[Q:] What do you call a veterinarian that can only take care of one species?

[A:] A physician.

 

UCLA cardiologist Barbara Natterson-Horowitz says people doctors can learn a lot from other, often furry, animals. She’s written a bookZoobiquity: The Astonishing Connection Between Human and Animal Health, and given an excellent TEDTalk about it, telling NPR:

“This comparative way of thinking is something that veterinarians learn from their first week of veterinary school,” she tells Fresh Air’s Terry Gross. “When they learn about the heart, they learn about a four-chambered heart in a mammal and a three-chambered heart in a reptile and a two-chambered heart in a fish. … Physicians, we don’t learn that way. We don’t think that way.”

The realization that a comparative approach, she says, could advance our knowledge of human medicine was something of a revelation. “It’s been exciting for me,” she says. ” … On rounds with students, when we’re talking about … breast cancer — to point out that breast cancer has been seen in mammals from kangaroos and camels to whales, and that there is an increased rate of breast cancer and ovarian cancer in some Venezuelan jaguars.”

 

Dr. Natterson-Horowitz tells TEDMED of some interesting continuing medical education (CME) possibilities for physicians, psychologists, dentists, nurses, and other providers of human health care:

Zoobiquity Conferences have now been held across the US and internationally. At these events human health practitioners including physicians, nurses, dentists, psychologists and others come together with animal health practitioners including veterinarians, behaviorists, nutritionists and others to discuss the shared diseases of their different species. I’ve heard some veterinarians joke, “real doctors take care of many species.” Bringing the comparative approach to the human medical community has the power to transform how physicians, nurses, psychotherapists and others understand disease, their patients and the environmental and evolutionary factors that link us all together.
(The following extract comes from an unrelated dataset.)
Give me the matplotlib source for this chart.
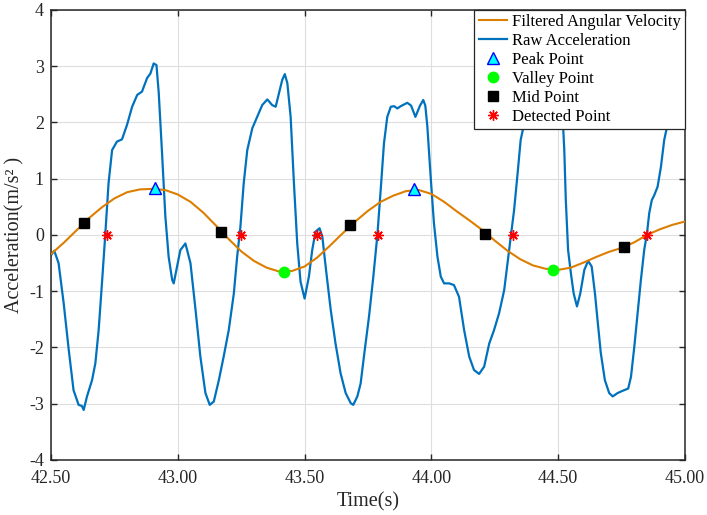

I hope Zoobiquity is successful in bridging the worlds of animal and human health, ecology and evolutionary biology.

 

Like observing a canary in a coal mine, studying animals can give physicians great insight into what’s going on epidemiologically within our own communities. Dr. Natterson-Horowitz gives two examples of how such a zoobiquitous approach to medicine might work:

Breast cancer: When beluga whales began dying of breast and colon cancer in the St. Lawrence estuary, a parallel epidemic of breast cancers in women was discovered in the same region. This species-spanning breast cancer outbreak was ultimately linked to toxins from local aluminum smelting plants.

Obesity: Medical insights into obesity — which challenges physicians and veterinarians alike as animal and human patients are becoming more fat — are generated by a zoobiquitous approach. Awareness of worsening obesity in domestic and wild animal populations challenges us to consider environmental factors including endocrine disrupting chemicals, antibiotics, and even climate change as contributors to the “plurality of obesity epidemics.”